**WHAT TO DO:**
Restate exactly the lines that run from the start of the records below to the line containing "0.290, 0.291, 0.292]", counting both ends, and nothing else; pictures stay out.

**INFORMATION GIVEN:**
- - - -
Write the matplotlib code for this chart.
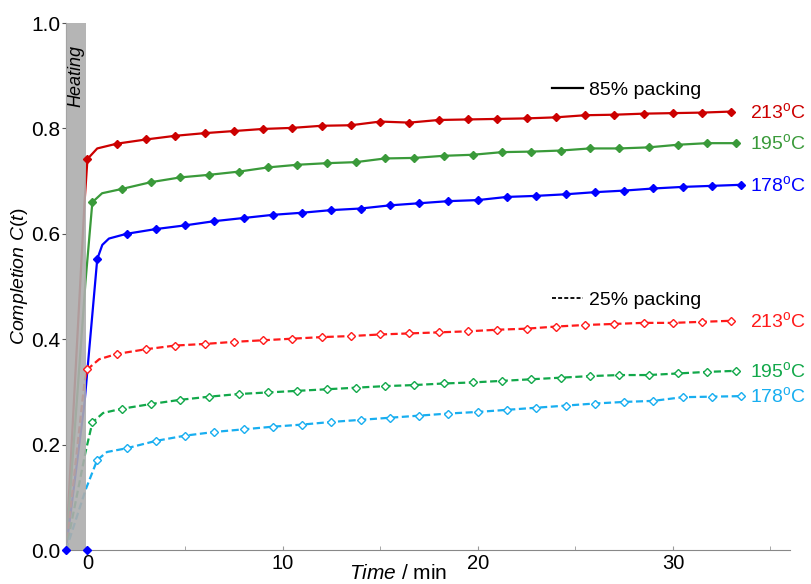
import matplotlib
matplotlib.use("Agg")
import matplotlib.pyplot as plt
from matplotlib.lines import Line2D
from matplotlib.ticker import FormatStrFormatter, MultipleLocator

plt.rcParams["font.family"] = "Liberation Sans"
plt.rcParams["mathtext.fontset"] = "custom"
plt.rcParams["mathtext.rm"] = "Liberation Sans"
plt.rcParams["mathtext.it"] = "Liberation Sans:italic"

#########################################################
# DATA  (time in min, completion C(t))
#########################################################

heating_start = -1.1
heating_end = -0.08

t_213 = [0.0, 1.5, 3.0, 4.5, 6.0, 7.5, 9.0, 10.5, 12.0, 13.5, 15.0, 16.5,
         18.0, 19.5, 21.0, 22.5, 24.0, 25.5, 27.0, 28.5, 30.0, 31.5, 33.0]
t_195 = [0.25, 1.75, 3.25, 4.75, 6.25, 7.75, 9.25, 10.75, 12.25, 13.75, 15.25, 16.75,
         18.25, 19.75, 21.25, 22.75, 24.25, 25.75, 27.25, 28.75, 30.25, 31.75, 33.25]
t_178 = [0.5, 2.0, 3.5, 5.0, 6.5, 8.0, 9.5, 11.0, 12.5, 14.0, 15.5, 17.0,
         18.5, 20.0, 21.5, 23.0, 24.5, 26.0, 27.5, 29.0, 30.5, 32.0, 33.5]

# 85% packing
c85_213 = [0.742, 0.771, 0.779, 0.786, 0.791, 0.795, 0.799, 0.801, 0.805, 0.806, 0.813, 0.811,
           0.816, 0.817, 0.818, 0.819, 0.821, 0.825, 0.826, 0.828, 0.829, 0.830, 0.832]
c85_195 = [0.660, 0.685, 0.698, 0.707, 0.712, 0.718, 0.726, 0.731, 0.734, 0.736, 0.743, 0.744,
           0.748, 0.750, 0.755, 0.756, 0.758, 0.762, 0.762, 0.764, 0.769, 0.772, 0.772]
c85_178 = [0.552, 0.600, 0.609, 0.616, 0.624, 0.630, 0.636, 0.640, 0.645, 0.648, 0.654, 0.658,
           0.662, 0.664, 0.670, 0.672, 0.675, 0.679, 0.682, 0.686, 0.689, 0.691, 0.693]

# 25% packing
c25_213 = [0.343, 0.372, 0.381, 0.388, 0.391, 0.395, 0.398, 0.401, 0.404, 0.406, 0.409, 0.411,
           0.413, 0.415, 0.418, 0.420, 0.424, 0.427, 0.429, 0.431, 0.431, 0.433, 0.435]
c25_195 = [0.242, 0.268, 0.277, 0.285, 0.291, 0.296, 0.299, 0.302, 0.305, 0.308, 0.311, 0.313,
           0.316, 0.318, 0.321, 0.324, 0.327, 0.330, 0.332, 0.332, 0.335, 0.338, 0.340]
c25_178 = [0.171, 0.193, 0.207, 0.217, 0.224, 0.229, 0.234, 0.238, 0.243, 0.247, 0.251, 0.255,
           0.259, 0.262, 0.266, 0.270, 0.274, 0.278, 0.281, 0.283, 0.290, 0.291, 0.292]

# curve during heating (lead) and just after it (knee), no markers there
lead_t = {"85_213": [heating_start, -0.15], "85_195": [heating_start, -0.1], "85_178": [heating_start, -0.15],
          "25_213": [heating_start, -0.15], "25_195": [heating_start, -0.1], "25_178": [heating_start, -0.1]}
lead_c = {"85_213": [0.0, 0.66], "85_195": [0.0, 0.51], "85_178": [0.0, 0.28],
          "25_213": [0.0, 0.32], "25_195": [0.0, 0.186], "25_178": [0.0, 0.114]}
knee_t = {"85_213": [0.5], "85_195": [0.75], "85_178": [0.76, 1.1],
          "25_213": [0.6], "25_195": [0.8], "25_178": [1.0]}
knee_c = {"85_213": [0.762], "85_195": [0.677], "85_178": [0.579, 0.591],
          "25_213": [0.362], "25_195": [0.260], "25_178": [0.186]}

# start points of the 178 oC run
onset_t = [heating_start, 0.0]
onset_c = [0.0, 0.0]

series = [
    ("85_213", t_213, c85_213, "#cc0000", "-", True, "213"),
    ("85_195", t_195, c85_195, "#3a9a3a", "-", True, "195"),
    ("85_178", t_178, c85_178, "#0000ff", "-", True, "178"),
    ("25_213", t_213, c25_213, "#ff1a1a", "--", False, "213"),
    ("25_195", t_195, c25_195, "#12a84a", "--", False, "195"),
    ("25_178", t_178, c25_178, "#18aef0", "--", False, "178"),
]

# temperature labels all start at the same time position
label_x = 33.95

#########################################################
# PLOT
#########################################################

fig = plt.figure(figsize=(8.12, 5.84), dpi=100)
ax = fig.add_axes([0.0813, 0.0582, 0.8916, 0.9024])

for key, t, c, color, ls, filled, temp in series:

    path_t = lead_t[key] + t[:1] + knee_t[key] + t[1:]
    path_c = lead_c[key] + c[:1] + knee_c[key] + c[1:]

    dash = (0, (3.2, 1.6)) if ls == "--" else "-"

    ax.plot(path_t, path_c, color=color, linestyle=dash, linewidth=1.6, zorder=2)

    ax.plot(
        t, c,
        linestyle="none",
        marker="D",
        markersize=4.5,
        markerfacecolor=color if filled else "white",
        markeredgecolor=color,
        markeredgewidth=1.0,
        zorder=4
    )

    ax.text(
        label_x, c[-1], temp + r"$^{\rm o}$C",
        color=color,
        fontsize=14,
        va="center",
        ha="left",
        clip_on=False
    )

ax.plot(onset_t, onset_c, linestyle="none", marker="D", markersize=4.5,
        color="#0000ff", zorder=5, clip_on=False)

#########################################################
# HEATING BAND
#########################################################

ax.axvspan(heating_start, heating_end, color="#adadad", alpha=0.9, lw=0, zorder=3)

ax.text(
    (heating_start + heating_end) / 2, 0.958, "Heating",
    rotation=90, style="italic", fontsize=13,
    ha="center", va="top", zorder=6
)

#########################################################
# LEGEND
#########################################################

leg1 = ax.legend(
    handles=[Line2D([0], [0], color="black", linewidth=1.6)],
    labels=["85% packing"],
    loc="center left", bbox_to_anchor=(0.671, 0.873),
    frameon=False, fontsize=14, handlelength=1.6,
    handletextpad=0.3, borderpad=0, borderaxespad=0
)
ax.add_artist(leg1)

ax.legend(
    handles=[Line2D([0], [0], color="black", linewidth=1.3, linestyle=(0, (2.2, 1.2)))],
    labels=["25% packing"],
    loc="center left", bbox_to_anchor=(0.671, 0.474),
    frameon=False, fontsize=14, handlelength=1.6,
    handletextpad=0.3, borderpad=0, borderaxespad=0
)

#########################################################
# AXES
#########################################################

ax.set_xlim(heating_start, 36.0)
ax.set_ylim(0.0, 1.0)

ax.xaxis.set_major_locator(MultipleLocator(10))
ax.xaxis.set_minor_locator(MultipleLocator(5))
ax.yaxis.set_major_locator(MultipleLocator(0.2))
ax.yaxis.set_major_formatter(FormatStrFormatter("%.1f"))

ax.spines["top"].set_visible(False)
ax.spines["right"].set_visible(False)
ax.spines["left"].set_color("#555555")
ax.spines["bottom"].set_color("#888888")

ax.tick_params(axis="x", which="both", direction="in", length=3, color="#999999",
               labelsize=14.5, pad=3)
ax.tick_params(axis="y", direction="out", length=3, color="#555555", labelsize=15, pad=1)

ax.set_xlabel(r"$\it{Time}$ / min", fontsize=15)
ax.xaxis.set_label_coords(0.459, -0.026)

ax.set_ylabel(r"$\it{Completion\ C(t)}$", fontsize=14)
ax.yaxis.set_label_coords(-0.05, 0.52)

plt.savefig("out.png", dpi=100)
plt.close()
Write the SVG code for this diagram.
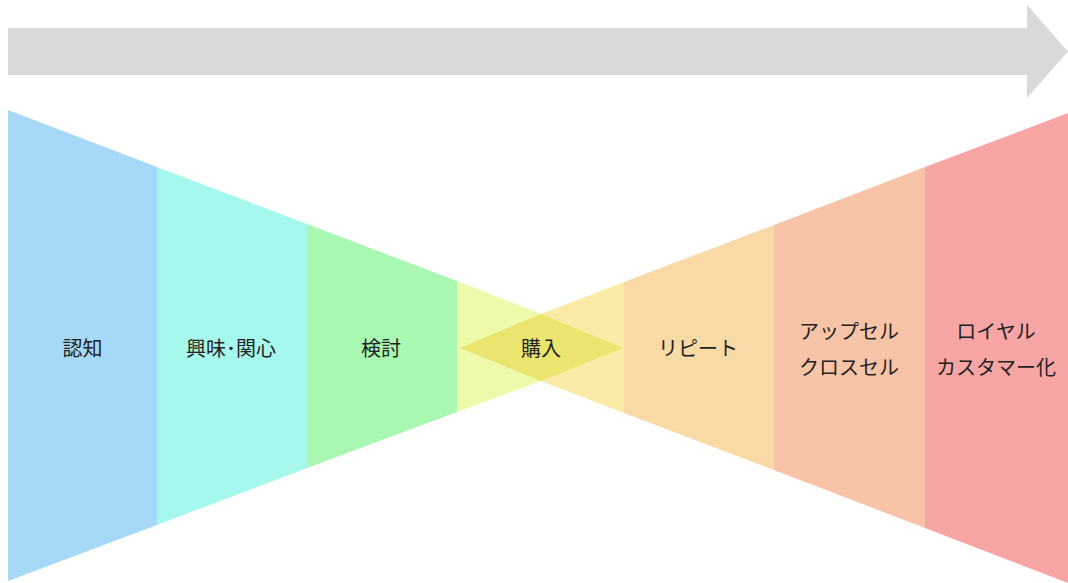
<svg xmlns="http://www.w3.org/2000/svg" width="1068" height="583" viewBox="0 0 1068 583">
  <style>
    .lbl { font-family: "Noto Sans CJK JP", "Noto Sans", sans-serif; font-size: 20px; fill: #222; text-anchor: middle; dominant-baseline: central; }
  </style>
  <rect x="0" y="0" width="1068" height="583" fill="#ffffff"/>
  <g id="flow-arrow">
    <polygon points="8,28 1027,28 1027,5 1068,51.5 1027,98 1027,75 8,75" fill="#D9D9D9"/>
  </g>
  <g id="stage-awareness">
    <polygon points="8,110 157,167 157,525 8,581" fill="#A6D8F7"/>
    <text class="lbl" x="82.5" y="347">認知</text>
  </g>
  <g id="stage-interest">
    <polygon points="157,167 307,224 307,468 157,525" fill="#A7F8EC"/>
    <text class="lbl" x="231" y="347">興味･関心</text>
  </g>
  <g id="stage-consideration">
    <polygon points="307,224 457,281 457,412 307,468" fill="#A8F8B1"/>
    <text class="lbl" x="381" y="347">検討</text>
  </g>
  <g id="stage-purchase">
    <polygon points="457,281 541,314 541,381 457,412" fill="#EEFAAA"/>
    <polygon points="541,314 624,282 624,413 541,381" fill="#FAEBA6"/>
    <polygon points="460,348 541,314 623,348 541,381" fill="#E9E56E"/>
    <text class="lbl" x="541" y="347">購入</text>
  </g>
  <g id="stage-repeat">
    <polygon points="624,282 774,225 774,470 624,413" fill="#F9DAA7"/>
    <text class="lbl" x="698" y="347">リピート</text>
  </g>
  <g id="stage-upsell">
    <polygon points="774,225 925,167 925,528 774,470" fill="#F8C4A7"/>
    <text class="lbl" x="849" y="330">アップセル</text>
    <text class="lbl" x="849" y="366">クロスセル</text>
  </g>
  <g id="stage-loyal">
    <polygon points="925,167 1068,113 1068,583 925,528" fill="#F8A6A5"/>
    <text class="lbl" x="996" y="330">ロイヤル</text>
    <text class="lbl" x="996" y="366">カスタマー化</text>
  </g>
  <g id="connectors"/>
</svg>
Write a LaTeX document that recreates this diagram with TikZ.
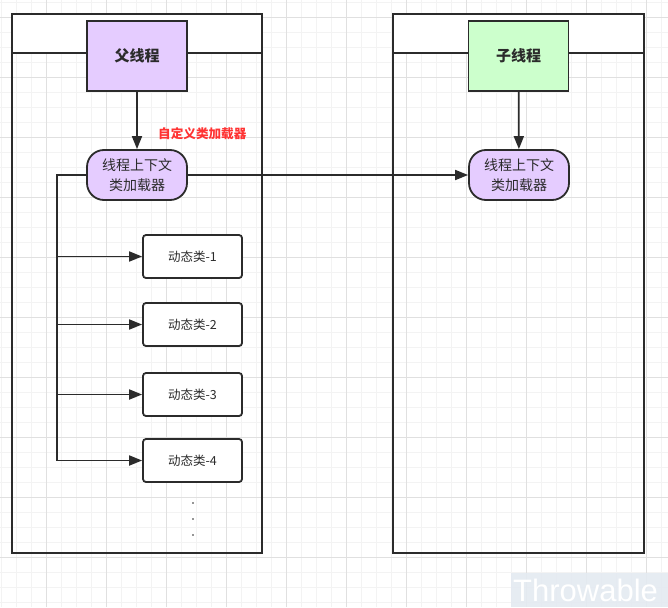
- - - -
**ANSWER IN FULL:**
Write the matplotlib code for this chart.
import matplotlib
matplotlib.use("Agg")
import matplotlib.pyplot as plt
from matplotlib.lines import Line2D
from matplotlib.ticker import FormatStrFormatter, MultipleLocator

plt.rcParams["font.family"] = "Liberation Sans"
plt.rcParams["mathtext.fontset"] = "custom"
plt.rcParams["mathtext.rm"] = "Liberation Sans"
plt.rcParams["mathtext.it"] = "Liberation Sans:italic"

#########################################################
# DATA  (time in min, completion C(t))
#########################################################

heating_start = -1.1
heating_end = -0.08

t_213 = [0.0, 1.5, 3.0, 4.5, 6.0, 7.5, 9.0, 10.5, 12.0, 13.5, 15.0, 16.5,
         18.0, 19.5, 21.0, 22.5, 24.0, 25.5, 27.0, 28.5, 30.0, 31.5, 33.0]
t_195 = [0.25, 1.75, 3.25, 4.75, 6.25, 7.75, 9.25, 10.75, 12.25, 13.75, 15.25, 16.75,
         18.25, 19.75, 21.25, 22.75, 24.25, 25.75, 27.25, 28.75, 30.25, 31.75, 33.25]
t_178 = [0.5, 2.0, 3.5, 5.0, 6.5, 8.0, 9.5, 11.0, 12.5, 14.0, 15.5, 17.0,
         18.5, 20.0, 21.5, 23.0, 24.5, 26.0, 27.5, 29.0, 30.5, 32.0, 33.5]

# 85% packing
c85_213 = [0.742, 0.771, 0.779, 0.786, 0.791, 0.795, 0.799, 0.801, 0.805, 0.806, 0.813, 0.811,
           0.816, 0.817, 0.818, 0.819, 0.821, 0.825, 0.826, 0.828, 0.829, 0.830, 0.832]
c85_195 = [0.660, 0.685, 0.698, 0.707, 0.712, 0.718, 0.726, 0.731, 0.734, 0.736, 0.743, 0.744,
           0.748, 0.750, 0.755, 0.756, 0.758, 0.762, 0.762, 0.764, 0.769, 0.772, 0.772]
c85_178 = [0.552, 0.600, 0.609, 0.616, 0.624, 0.630, 0.636, 0.640, 0.645, 0.648, 0.654, 0.658,
           0.662, 0.664, 0.670, 0.672, 0.675, 0.679, 0.682, 0.686, 0.689, 0.691, 0.693]

# 25% packing
c25_213 = [0.343, 0.372, 0.381, 0.388, 0.391, 0.395, 0.398, 0.401, 0.404, 0.406, 0.409, 0.411,
           0.413, 0.415, 0.418, 0.420, 0.424, 0.427, 0.429, 0.431, 0.431, 0.433, 0.435]
c25_195 = [0.242, 0.268, 0.277, 0.285, 0.291, 0.296, 0.299, 0.302, 0.305, 0.308, 0.311, 0.313,
           0.316, 0.318, 0.321, 0.324, 0.327, 0.330, 0.332, 0.332, 0.335, 0.338, 0.340]
c25_178 = [0.171, 0.193, 0.207, 0.217, 0.224, 0.229, 0.234, 0.238, 0.243, 0.247, 0.251, 0.255,
           0.259, 0.262, 0.266, 0.270, 0.274, 0.278, 0.281, 0.283, 0.290, 0.291, 0.292]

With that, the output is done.